Yo, what’s up, man. I’m Judd. I’m so sick and freakin’ tired of these people, man. No one has any freakin’ clue what they’re doin’ here, man. Listen, man – if you don’t like Judd, then you can get off the freakin’ island, man. I don’t care. I speak my mind, man. If I don’t like somethin’ man, I’m gonna tell you right to your freakin’ face, man. Seriously, man. Oh – you wanna vote ME off? How the heck are you gonna do the challenges without me, man? Huh? You gonna have freakin’ Lydia carry a boulder up the Mayan pyramids? Please. I played SPORTS, man! Did YOU play sports? I don’t think so, man. Hey – is that your rice, man? I’m gonna eat it.

Hi guys. I’m Rafe. Honestly, can you BELIEVE I’m still here? Me neither. I just wish that everyone could get along here. I hate negativity. I’m having a good time though. One time I helped out the tribe by creating UNO cards out of huge leaves, but I kind of cancelled that out when I fell into a hornet’s nest and released a swarm of killer hornets on everyone. I excel in the challenges, but only when they involve prancing through a field of daisies. They told me I wasn’t allowed to bring anything onto the island, which is why I left my testicles at home. In case you were wondering.

Hello. I’m Danny. I host a sports-talk radio show back home, and I’m the only person here who knows that Gary used to be an NFL quarterback. He thinks I don’t know, but I know. I’m not going to say anything though, because that would involve talking. I beefed up for “Survivor” by eating three leaves of lettuce before I got here, so I probably won’t be hungry again until like, March. A strong wind will most likely blow me off the island, and all the way back to Kansas City. Other than that though, I think I have a good chance to stay here for a while.

Hey. I thought this “Survivor” thing would be much harder. Do you want to just mail me the money, or should I pick it up at a later date?

Bobby Jon
Hey y’all. I’m Bobby Jon. I’m from the South, and I work really hard around camp. I’m not a violent person, but sometimes I just want to hurt Jamie. I told him though, I said, “Jamie, I’m gonna knock your block off if you come any closer to me!” He knows. He doesn’t want any of Bobby Jon. I’ll kill him with my bare hands, and eat his lower intestines for lunch. Also, I love Jesus.

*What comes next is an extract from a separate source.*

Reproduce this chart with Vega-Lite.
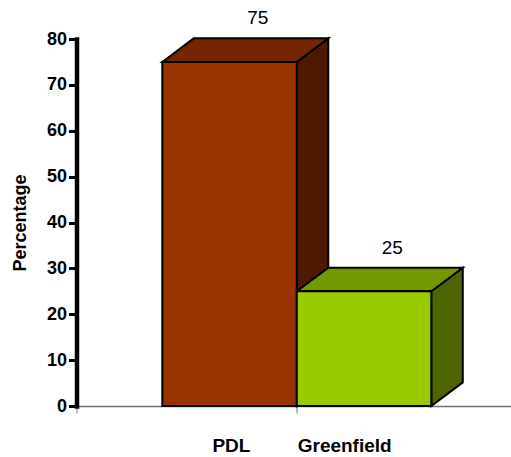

Hello. I’m Lydia. The tribe needs me cause I’m a fish mongerer, and a few weeks ago, I caught a fish. Since then, I’ve pretty much just been hangin’ out. You may remember me as a good example of how NOT to play Mayan rugby. They were gonna have to pry that ball from my cold, dead hands until Probst made me give it back. Jerk. I think my small size is an advantage, cause I can easily sneak up on unsuspecting victims. Like when everyone else in the tribe is talking about who they’re going to vote off, I’ll just cover myself in twigs and leaves and pretend that I’m a bush so I can hear what’s going on. Occasionally, I like to remind the producers that I’m still around by randomly breaking out into a jig. When we get food rewards, sometimes I hide the leftovers in my mini-afro and eat them later. I had chicken wings for breakfast this morning. Take that, Judd!